Psychic Self-Defense: The Classic Instruction Manual for Protecting Yourself Against Paranormal Attack, by Dion Fortune
Weiser, 9781578635092, 238pp., 1930, 2001
“This is a warning to the curious: Times, points of view, and fashions change, but never principles.”1 I doubt Dion Fortune knew how true those words would be eighty years after she wrote Psychic Self-Defense. A lot has changed in the world, both the mundane and magickal landscape are drastically different from her time, so much so that it can be hard to see how relevant this book remains today.
The book is divided into four sections. Part I deals with the types of psychic attack, such as witchcraft, vampirism, and when ceremonial magick goes wrong. It also deals with the signs of the attack and analyzing the nature, figuring out what type of attack it is. Part II deals with differential diagnosis or the other things that could be going on. Part III tackles diagnosing the attack in detail, how they are made, and the motives. Lastly, Part IV is what you’d expect from a book with this title, methods of defence.
Part IV deals with a variety of methods, starting off from simple to more complex. The beginner reading this book can learn how to make Holy Water (provided they are Christian), or using garlic to absorb a negative psychic atmosphere. Getting more complex (but more common in this day) you get the Qabalastic Cross and LBRP, as well as creating magickal circles. Finally she touches upon destroying thought forms, and dealing angels, and the “Occult Police.”
Despite the variety of techniques she breaks down for the reader I feel that is of less value to most people than the rest of the text. Going back to the opening quote these are the points of view, and fashions that have changed over time. While it is nice to have them in one section almost all of the techniques she mentions are explained in most modern beginner texts, and in many cases explained better and with less of a Christian bias. Though, as she says, principles never change, and to me that is the value of this book.

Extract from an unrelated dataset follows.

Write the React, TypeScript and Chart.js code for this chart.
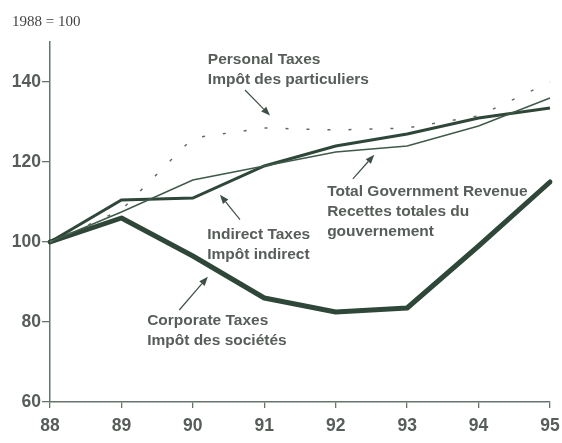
import React, { useEffect, useRef } from 'react';
import { Chart, registerables } from 'chart.js';

Chart.register(...registerables);

const years = ['88', '89', '90', '91', '92', '93', '94', '95'];
const personalTaxes = [100, 108, 126, 128.5, 128, 128.5, 131.5, 140];
const totalRevenue = [100, 107.5, 115.5, 119, 122.5, 124, 129, 136];
const indirectTaxes = [100, 110.5, 111, 119, 124, 127, 131, 133.5];
const corporateTaxes = [100, 106, 96.5, 86, 82.5, 83.5, 99, 115];
const yTicks = [60, 80, 100, 120, 140];
const baseNote = '1988 = 100';

// annotation labels: anchor in data units (category index, value)
const labelPersonal = ['Personal Taxes', 'Impôt des particuliers'];
const labelTotal = ['Total Government Revenue', 'Recettes totales du', 'gouvernement'];
const labelIndirect = ['Indirect Taxes', 'Impôt indirect'];
const labelCorporate = ['Corporate Taxes', 'Impôt des sociétés'];

const annotations = [
  { x: 2.21, y: 145.5, lines: labelPersonal },
  { x: 3.88, y: 112.5, lines: labelTotal },
  { x: 2.2, y: 101.8, lines: labelIndirect },
  { x: 1.36, y: 80.3, lines: labelCorporate },
];

const arrows = [
  { x1: 2.73, y1: 138.0, x2: 3.08, y2: 131.6 },
  { x1: 4.24, y1: 115.8, x2: 4.54, y2: 121.8 },
  { x1: 2.66, y1: 105.6, x2: 2.38, y2: 111.8 },
  { x1: 1.81, y1: 83.0, x2: 2.21, y2: 91.3 },
];

const LINE = '#2e4738';
const AXIS = '#66766d';
const TEXT = '#575d59';

const annotationPlugin = {
  id: 'annotationPlugin',
  afterDraw(chart: any) {
    const { ctx, chartArea } = chart;
    const xs = chart.scales.x;
    const ys = chart.scales.y;
    ctx.save();
    ctx.fillStyle = '#444';
    ctx.font = '15px "Liberation Serif", "Times New Roman", serif';
    ctx.textAlign = 'left';
    ctx.textBaseline = 'middle';
    ctx.fillText(baseNote, chartArea.left - 38, chartArea.top - 20);

    ctx.fillStyle = TEXT;
    ctx.font = 'bold 15.5px "Liberation Sans", Arial, sans-serif';
    annotations.forEach((a) => {
      const px = xs.getPixelForValue(a.x);
      const py = ys.getPixelForValue(a.y);
      a.lines.forEach((t, i) => ctx.fillText(t, px, py + i * 20));
    });

    ctx.strokeStyle = '#3e4f45';
    ctx.fillStyle = '#3e4f45';
    ctx.lineWidth = 1.2;
    arrows.forEach((a) => {
      const x1 = xs.getPixelForValue(a.x1);
      const y1 = ys.getPixelForValue(a.y1);
      const x2 = xs.getPixelForValue(a.x2);
      const y2 = ys.getPixelForValue(a.y2);
      const ang = Math.atan2(y2 - y1, x2 - x1);
      const hl = 9;
      const hw = 3.5;
      const bx = x2 - hl * Math.cos(ang);
      const by = y2 - hl * Math.sin(ang);
      ctx.beginPath();
      ctx.moveTo(x1, y1);
      ctx.lineTo(bx, by);
      ctx.stroke();
      ctx.beginPath();
      ctx.moveTo(x2, y2);
      ctx.lineTo(bx + hw * Math.sin(ang), by - hw * Math.cos(ang));
      ctx.lineTo(bx - hw * Math.sin(ang), by + hw * Math.cos(ang));
      ctx.closePath();
      ctx.fill();
    });
    ctx.restore();
  },
};

export default function App() {
  const ref = useRef<HTMLCanvasElement | null>(null);

  useEffect(() => {
    if (!ref.current) return;
    const tickFont = { family: '"Liberation Sans", Arial, sans-serif', size: 17.5, weight: 'bold' as const };
    const chart = new Chart(ref.current, {
      type: 'line',
      data: {
        labels: years,
        datasets: [
          {
            label: 'Personal Taxes',
            data: personalTaxes,
            borderColor: '#5d6d63',
            borderWidth: 1.5,
            borderDash: [3, 18],
            pointRadius: 0,
            tension: 0,
            fill: false,
          },
          {
            label: 'Total Government Revenue',
            data: totalRevenue,
            borderColor: '#3f5a49',
            borderWidth: 1.4,
            pointRadius: 0,
            tension: 0,
            fill: false,
          },
          {
            label: 'Indirect Taxes',
            data: indirectTaxes,
            borderColor: LINE,
            borderWidth: 3,
            pointRadius: 0,
            tension: 0,
            fill: false,
          },
          {
            label: 'Corporate Taxes',
            data: corporateTaxes,
            borderColor: LINE,
            borderWidth: 5,
            borderCapStyle: 'round',
            borderJoinStyle: 'round',
            pointRadius: 0,
            tension: 0,
            fill: false,
          },
        ],
      },
      options: {
        animation: false,
        responsive: false,
        layout: { padding: { top: 42, right: 12, left: 0, bottom: 0 } },
        plugins: { legend: { display: false }, tooltip: { enabled: false } },
        scales: {
          x: {
            offset: false,
            grid: { drawOnChartArea: false, drawTicks: true, tickLength: 6, color: AXIS, lineWidth: 1.3 },
            border: { color: AXIS, width: 1.5 },
            ticks: { color: TEXT, font: tickFont, padding: 8, maxRotation: 0, autoSkip: false },
            afterFit: (axis: any) => {
              axis.height = 41;
              axis.paddingRight = 0;
              axis.paddingLeft = 0;
            },
          },
          y: {
            min: 60,
            max: 150,
            grid: { drawOnChartArea: false, drawTicks: true, tickLength: 8, color: AXIS, lineWidth: 1.3 },
            border: { color: AXIS, width: 1.5 },
            ticks: { color: TEXT, font: tickFont, padding: 1 },
            afterBuildTicks: (axis: any) => {
              axis.ticks = yTicks.map((v) => ({ value: v }));
            },
            afterFit: (axis: any) => {
              axis.width = 50;
              axis.paddingTop = 0;
              axis.paddingBottom = 0;
            },
          },
        },
      },
      plugins: [annotationPlugin],
    });
    return () => chart.destroy();
  }, []);

  return (
    <div style={{ position: 'absolute', left: 0, top: 0, width: 562, height: 443, background: '#fff' }}>
      <canvas ref={ref} width={562} height={443} style={{ display: 'block', width: 562, height: 443 }} />
    </div>
  );
}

Fortune thoroughly admits the occult is real, and that there are people and forces who seek to use it for the ill of others, but she does so in one of the most grounded and rational explorations on the topic I’ve ever seen. Several times she states that psychic phenomena isn’t necessarily bad. “[W]e must not make the mistake of thinking that these invisible forces are necessarily evil and inimical to humanity. They are no more inimical in themselves than are water or fire, but they are potent.”2 “It will be noted that I use the term ‘interference’ and not ‘attack.’ The disturbance need not necessarily be an attack.”3 It may seem obvious to some, but so often I encounter people crying devil and running for the hills because something is happening. Just because you have a ghost, doesn’t mean it’s a demon out to get you. Just because you’re having bad psychic experiences doesn’t mean you’re under attack. The waters of the psychic world aren’t always clear from where we are, and sometimes it is hard to see what currents are at play. Fortune stresses a calm head, and an evaluation of the situation to see if what is occurring is negative, intentional, accidental, or random.

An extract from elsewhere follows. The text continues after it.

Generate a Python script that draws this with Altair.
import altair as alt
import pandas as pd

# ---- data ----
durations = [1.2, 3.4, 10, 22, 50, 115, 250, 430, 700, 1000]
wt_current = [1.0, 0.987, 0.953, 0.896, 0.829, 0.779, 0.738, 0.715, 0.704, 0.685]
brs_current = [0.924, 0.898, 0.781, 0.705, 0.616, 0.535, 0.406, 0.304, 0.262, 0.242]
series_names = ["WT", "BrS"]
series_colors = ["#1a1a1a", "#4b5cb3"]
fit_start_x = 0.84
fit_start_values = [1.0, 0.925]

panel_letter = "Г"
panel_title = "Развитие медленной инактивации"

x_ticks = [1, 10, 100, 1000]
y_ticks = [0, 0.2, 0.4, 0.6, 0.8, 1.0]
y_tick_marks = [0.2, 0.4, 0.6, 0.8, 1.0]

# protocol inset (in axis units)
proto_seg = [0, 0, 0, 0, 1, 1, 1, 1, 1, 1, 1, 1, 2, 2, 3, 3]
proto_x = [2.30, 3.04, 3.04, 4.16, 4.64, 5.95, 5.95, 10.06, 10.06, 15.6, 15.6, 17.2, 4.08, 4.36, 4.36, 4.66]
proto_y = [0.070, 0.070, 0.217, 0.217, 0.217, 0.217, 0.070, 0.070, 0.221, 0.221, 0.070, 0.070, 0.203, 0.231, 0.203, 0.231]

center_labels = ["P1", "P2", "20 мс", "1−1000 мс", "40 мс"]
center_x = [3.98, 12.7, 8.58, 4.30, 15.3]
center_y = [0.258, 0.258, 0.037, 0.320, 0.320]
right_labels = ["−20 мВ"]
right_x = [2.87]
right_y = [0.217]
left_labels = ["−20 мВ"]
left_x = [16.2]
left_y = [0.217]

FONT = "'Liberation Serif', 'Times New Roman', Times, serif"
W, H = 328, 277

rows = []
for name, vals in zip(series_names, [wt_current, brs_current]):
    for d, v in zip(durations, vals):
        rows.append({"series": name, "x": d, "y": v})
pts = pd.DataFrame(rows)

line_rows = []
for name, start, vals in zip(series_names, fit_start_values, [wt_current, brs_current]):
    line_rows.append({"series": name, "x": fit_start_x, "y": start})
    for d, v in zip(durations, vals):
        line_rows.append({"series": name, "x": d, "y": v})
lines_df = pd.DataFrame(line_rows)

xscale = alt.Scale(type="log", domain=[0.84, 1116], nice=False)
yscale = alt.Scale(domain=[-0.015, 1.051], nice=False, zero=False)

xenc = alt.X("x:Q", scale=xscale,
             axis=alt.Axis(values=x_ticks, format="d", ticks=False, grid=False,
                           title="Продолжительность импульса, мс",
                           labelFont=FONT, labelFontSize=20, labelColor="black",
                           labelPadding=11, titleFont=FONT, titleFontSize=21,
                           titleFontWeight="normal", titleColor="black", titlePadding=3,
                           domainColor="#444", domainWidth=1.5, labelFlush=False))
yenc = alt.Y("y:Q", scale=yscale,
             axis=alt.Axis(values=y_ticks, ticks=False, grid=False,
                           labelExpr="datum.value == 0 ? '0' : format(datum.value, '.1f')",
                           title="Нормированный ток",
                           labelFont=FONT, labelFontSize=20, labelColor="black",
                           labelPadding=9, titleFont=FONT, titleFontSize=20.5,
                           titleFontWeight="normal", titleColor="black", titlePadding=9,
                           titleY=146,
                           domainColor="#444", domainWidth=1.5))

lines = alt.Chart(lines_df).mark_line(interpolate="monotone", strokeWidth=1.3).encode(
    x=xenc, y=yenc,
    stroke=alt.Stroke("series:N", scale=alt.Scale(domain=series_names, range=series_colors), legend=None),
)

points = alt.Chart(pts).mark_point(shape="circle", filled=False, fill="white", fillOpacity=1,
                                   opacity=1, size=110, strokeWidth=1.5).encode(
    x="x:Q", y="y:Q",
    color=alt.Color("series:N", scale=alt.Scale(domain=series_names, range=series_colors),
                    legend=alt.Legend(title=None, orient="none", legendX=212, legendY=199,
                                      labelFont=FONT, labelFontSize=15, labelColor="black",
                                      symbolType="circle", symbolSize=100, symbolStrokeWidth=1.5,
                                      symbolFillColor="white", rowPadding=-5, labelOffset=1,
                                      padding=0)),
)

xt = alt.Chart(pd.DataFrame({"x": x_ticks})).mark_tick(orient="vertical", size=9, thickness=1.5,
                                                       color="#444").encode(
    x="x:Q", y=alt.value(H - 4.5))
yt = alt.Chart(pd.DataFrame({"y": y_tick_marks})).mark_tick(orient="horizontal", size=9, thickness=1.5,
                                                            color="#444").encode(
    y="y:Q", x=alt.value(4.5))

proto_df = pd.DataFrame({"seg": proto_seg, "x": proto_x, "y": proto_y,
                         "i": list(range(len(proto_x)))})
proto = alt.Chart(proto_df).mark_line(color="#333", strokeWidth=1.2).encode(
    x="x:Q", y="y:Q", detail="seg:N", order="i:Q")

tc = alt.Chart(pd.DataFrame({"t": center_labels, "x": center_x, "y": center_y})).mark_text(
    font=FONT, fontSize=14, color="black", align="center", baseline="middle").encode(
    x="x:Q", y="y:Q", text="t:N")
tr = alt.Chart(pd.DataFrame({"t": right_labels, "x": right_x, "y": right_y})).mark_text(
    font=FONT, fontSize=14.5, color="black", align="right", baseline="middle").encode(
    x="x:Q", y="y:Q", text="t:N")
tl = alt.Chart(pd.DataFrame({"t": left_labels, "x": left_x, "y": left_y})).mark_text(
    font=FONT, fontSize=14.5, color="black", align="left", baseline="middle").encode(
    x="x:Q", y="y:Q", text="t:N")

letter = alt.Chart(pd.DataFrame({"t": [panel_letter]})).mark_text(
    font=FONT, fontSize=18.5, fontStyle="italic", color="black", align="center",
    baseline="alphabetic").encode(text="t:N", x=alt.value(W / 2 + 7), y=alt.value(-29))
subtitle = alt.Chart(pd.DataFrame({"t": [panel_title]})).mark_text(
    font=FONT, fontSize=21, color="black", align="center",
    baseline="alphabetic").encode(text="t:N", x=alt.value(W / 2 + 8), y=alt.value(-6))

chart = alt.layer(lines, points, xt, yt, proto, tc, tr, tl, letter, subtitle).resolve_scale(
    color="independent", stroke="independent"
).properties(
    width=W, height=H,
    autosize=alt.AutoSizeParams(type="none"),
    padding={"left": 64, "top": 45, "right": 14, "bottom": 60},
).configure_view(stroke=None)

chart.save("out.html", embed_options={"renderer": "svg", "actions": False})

She also walks the line of mental health and psychic disturbance, a tricky line now, and at her time part of a new born field. “The differential diagnosis between hysteria, insanity, and psychic attack is an exceedingly delicate and difficult operation, for so frequently a case is not clear-cut, more than one element being present.”4 It is her balanced consideration of the magickal and mundane without denying either that I believe makes this book relevant. While the text is a product of the times considering how it discusses women and “coloured people” and the “sceptical Latin,”5 and the focus on Christian and Christianized techniques, it does still stand up as a practical text for the principals and philosophy that it upholds. For this reason it is a relevant text, despite all the changes, and a book worthy of perusal and reflection to keep one grounded when dealing with matters of psychic self-defense.